Value chain analysis for long-distance transport of low-carbon energy: Liquefied hydrogen, ammonia, and LNG

Abstract

Economically transporting low-carbon energy to resource-poor regions is essential to achieving a hydrogen economy for a sustainable society. Recently, liquefied hydrogen and ammonia have gained attention as hydrogen carriers. The aim of this study is to compare the greenhouse gas intensities and costs of liquefied hydrogen and ammonia supply chains as energy carriers for blue hydrogen. Additionally, this study compares these two supply chains with the existing liquefied natural gas supply chain. Accordingly, life cycle and techno-economic assessments are performed based on the analysis of material and energy balance data for the three supply chains. As a result, liquefied hydrogen shows improvements of approximately 7% and 15% over ammonia in terms of greenhouse gas intensity and cost, respectively. However, if ammonia is used directly as a fuel rather than being converted to hydrogen, the ammonia supply chain demonstrates improvements of approximately 13% and 15% in terms of greenhouse gas intensity and cost, respectively, compared to the liquefied hydrogen supply chain.

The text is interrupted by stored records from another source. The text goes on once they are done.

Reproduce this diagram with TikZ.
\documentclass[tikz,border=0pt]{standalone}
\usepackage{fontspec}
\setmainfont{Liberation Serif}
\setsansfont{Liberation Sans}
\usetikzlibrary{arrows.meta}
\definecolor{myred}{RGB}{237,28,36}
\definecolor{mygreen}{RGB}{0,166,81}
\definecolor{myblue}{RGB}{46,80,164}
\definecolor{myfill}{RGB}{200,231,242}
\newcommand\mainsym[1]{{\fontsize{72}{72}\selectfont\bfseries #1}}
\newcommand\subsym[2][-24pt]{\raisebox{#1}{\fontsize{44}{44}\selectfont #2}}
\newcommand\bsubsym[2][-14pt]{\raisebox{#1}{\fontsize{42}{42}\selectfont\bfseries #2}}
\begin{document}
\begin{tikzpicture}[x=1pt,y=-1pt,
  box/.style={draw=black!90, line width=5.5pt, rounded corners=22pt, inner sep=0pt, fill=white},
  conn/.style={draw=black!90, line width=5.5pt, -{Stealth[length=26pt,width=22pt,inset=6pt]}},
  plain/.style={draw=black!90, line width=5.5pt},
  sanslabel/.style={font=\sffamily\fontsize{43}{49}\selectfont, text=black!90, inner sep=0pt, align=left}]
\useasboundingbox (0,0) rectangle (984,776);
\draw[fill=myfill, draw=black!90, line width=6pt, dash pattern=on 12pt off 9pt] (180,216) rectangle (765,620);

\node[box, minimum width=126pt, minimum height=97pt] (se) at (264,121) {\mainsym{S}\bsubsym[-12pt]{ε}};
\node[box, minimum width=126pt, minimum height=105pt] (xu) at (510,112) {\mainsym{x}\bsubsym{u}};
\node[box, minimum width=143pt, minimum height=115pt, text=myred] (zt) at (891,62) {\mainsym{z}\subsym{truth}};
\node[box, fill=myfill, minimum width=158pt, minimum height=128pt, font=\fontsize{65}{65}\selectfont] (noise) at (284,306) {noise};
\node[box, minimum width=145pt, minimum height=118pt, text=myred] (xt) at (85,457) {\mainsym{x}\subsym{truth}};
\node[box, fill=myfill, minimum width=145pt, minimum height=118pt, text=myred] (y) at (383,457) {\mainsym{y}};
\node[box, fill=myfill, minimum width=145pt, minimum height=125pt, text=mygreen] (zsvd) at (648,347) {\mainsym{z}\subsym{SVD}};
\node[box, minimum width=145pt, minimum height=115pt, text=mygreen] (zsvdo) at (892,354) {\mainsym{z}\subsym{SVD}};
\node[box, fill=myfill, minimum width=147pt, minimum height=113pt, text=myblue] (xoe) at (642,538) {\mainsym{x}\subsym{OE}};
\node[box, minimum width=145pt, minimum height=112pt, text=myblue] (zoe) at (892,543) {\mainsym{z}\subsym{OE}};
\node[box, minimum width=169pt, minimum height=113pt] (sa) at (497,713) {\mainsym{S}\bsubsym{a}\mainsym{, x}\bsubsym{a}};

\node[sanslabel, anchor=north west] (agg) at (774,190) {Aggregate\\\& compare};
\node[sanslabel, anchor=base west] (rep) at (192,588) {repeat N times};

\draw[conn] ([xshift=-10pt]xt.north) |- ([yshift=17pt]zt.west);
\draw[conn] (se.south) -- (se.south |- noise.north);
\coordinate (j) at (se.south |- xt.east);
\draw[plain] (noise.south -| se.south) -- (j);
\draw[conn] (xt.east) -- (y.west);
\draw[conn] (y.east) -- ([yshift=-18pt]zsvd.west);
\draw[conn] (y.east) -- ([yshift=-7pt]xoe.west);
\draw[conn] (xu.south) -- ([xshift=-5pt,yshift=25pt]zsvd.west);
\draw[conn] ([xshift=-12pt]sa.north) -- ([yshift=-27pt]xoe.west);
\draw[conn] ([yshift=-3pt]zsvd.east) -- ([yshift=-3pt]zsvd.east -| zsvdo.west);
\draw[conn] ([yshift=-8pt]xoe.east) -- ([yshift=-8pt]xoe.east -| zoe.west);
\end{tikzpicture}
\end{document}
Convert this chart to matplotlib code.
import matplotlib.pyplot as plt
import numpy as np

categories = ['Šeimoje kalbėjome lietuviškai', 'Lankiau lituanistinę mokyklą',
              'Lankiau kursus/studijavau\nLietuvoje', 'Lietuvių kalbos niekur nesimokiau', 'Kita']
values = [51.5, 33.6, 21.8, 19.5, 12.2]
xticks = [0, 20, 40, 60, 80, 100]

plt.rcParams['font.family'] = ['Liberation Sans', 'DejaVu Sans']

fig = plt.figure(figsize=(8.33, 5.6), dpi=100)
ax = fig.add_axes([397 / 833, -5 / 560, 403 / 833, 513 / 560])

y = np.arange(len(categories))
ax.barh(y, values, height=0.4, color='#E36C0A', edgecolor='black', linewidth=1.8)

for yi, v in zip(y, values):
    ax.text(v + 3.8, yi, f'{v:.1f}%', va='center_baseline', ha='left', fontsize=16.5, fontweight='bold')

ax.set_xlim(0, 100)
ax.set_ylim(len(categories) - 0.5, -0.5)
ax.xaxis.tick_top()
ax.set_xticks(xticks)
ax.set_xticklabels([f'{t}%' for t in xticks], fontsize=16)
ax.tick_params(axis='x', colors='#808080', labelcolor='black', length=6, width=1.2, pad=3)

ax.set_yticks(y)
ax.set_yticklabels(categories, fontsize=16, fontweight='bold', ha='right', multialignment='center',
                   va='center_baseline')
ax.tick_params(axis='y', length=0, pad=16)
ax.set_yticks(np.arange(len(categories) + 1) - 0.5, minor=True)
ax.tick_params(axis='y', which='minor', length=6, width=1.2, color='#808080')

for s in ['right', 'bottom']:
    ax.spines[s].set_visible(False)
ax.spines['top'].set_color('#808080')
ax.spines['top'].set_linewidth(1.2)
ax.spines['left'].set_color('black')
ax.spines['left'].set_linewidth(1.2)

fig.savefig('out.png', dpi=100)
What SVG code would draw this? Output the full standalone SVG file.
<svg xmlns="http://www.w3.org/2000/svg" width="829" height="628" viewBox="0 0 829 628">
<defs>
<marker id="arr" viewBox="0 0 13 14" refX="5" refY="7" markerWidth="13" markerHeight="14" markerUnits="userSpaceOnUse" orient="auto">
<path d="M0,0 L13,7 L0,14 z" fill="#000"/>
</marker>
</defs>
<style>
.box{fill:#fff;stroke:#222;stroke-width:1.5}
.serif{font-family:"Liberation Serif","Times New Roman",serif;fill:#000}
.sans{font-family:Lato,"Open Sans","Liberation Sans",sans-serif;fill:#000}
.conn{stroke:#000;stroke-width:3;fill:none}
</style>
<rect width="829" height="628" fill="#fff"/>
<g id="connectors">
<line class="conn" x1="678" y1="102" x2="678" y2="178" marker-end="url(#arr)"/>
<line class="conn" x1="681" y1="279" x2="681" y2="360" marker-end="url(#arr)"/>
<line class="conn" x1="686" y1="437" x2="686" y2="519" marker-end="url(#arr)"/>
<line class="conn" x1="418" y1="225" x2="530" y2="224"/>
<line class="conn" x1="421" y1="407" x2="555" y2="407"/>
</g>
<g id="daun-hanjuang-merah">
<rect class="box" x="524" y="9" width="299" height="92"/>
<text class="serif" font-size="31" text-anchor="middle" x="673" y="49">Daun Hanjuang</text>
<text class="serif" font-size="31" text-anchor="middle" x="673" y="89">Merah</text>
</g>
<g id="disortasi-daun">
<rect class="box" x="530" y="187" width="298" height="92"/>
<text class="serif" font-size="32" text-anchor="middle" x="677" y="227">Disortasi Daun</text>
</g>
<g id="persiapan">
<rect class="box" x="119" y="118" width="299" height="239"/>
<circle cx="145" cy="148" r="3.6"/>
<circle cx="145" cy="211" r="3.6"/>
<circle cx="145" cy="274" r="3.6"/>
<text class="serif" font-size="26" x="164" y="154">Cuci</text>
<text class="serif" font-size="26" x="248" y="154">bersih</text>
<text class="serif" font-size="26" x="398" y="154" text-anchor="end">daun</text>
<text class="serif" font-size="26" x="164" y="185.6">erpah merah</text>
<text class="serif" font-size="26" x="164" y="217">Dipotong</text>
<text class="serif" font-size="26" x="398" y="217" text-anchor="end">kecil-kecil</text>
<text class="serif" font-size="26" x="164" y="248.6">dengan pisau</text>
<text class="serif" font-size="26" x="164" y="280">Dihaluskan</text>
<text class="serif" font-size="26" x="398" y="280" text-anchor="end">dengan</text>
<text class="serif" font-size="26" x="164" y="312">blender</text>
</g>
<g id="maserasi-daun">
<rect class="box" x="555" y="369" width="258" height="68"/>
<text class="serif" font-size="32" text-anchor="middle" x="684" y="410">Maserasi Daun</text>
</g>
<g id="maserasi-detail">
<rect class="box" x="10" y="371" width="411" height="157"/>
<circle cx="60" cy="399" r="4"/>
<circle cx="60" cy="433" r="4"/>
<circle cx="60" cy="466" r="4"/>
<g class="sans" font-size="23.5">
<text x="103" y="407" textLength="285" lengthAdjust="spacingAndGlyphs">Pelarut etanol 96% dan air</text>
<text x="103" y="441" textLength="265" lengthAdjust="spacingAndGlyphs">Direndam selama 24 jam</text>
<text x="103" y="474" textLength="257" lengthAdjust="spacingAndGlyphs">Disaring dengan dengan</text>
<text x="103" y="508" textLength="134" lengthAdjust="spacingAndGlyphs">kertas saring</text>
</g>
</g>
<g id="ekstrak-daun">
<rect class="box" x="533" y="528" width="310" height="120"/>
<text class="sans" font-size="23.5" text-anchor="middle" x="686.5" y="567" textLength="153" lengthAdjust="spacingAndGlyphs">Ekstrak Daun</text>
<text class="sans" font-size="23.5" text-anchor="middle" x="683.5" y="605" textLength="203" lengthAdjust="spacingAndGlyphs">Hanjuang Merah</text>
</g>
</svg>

In comparison to the liquefied natural gas supply chain, both liquefied hydrogen and ammonia offer little advantage in terms of greenhouse gas intensity, primarily due to significant indirect greenhouse gas emissions associated with the blue hydrogen production. From a cost perspective, liquefied natural gas holds a significant advantage. These results provide insights into the need for improvements in process efficiency and the supply of clean energy for a sustainable hydrogen economy and highlight that the choice of an appropriate hydrogen carrier can vary depending on the end user.